══ COLLECTED DATA
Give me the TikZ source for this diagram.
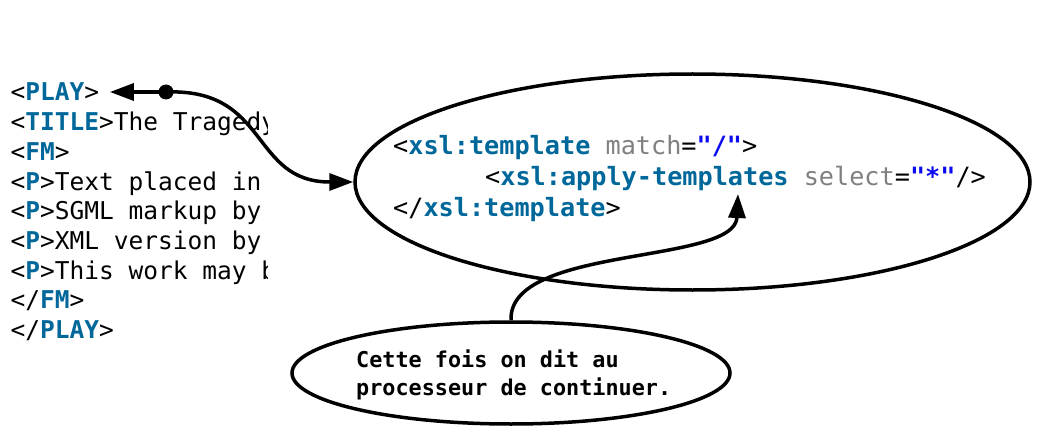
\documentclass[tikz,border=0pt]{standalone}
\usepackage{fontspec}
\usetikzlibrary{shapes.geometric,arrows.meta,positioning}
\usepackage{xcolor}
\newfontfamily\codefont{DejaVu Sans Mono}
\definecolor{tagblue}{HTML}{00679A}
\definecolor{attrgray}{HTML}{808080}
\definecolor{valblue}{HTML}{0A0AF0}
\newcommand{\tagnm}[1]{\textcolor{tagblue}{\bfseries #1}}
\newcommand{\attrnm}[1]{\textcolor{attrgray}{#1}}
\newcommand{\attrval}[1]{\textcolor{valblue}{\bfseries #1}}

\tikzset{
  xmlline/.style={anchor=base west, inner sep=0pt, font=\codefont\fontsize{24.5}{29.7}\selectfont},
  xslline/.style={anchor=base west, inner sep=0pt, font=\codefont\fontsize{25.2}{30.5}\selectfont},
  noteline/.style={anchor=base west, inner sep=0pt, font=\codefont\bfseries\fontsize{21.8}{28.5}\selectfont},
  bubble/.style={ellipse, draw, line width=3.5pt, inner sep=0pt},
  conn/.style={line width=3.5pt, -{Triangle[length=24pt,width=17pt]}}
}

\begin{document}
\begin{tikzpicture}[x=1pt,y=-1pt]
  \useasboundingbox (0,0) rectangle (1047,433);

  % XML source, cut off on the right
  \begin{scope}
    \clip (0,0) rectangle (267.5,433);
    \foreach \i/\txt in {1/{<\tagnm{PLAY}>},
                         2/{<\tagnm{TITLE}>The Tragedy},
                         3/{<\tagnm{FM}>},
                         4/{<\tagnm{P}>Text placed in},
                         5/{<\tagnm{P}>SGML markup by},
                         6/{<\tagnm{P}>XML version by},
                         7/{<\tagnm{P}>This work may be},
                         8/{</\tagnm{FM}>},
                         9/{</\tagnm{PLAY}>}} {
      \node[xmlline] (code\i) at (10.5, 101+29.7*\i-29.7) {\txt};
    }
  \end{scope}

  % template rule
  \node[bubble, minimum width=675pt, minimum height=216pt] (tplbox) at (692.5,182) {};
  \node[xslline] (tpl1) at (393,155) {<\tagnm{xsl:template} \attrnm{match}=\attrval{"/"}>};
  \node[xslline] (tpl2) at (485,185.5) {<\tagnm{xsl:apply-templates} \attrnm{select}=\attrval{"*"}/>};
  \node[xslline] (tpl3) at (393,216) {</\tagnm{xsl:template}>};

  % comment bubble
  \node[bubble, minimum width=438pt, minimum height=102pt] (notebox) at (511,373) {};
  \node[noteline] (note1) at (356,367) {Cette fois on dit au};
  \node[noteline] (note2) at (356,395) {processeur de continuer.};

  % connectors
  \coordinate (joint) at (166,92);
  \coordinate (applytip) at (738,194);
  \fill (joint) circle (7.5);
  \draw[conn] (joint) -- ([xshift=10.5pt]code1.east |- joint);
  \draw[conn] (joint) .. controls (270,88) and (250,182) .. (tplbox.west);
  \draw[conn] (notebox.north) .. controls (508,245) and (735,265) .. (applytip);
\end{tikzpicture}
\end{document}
════
Reproduce each line exactly, please, except for any pictures.

» **RESPONSE TO THE EXERCISE**:
Give me the TikZ source for this diagram.
\documentclass[tikz,border=0pt]{standalone}
\usepackage{fontspec}
\usetikzlibrary{shapes.geometric,arrows.meta,positioning}
\usepackage{xcolor}
\newfontfamily\codefont{DejaVu Sans Mono}
\definecolor{tagblue}{HTML}{00679A}
\definecolor{attrgray}{HTML}{808080}
\definecolor{valblue}{HTML}{0A0AF0}
\newcommand{\tagnm}[1]{\textcolor{tagblue}{\bfseries #1}}
\newcommand{\attrnm}[1]{\textcolor{attrgray}{#1}}
\newcommand{\attrval}[1]{\textcolor{valblue}{\bfseries #1}}

\tikzset{
  xmlline/.style={anchor=base west, inner sep=0pt, font=\codefont\fontsize{24.5}{29.7}\selectfont},
  xslline/.style={anchor=base west, inner sep=0pt, font=\codefont\fontsize{25.2}{30.5}\selectfont},
  noteline/.style={anchor=base west, inner sep=0pt, font=\codefont\bfseries\fontsize{21.8}{28.5}\selectfont},
  bubble/.style={ellipse, draw, line width=3.5pt, inner sep=0pt},
  conn/.style={line width=3.5pt, -{Triangle[length=24pt,width=17pt]}}
}

\begin{document}
\begin{tikzpicture}[x=1pt,y=-1pt]
  \useasboundingbox (0,0) rectangle (1047,433);

  % XML source, cut off on the right
  \begin{scope}
    \clip (0,0) rectangle (267.5,433);
    \foreach \i/\txt in {1/{<\tagnm{PLAY}>},
                         2/{<\tagnm{TITLE}>The Tragedy},
                         3/{<\tagnm{FM}>},
                         4/{<\tagnm{P}>Text placed in},
                         5/{<\tagnm{P}>SGML markup by},
                         6/{<\tagnm{P}>XML version by},
                         7/{<\tagnm{P}>This work may be},
                         8/{</\tagnm{FM}>},
                         9/{</\tagnm{PLAY}>}} {
      \node[xmlline] (code\i) at (10.5, 101+29.7*\i-29.7) {\txt};
    }
  \end{scope}

  % template rule
  \node[bubble, minimum width=675pt, minimum height=216pt] (tplbox) at (692.5,182) {};
  \node[xslline] (tpl1) at (393,155) {<\tagnm{xsl:template} \attrnm{match}=\attrval{"/"}>};
  \node[xslline] (tpl2) at (485,185.5) {<\tagnm{xsl:apply-templates} \attrnm{select}=\attrval{"*"}/>};
  \node[xslline] (tpl3) at (393,216) {</\tagnm{xsl:template}>};

  % comment bubble
  \node[bubble, minimum width=438pt, minimum height=102pt] (notebox) at (511,373) {};
  \node[noteline] (note1) at (356,367) {Cette fois on dit au};
  \node[noteline] (note2) at (356,395) {processeur de continuer.};

  % connectors
  \coordinate (joint) at (166,92);
  \coordinate (applytip) at (738,194);
  \fill (joint) circle (7.5);
  \draw[conn] (joint) -- ([xshift=10.5pt]code1.east |- joint);
  \draw[conn] (joint) .. controls (270,88) and (250,182) .. (tplbox.west);
  \draw[conn] (notebox.north) .. controls (508,245) and (735,265) .. (applytip);
\end{tikzpicture}
\end{document}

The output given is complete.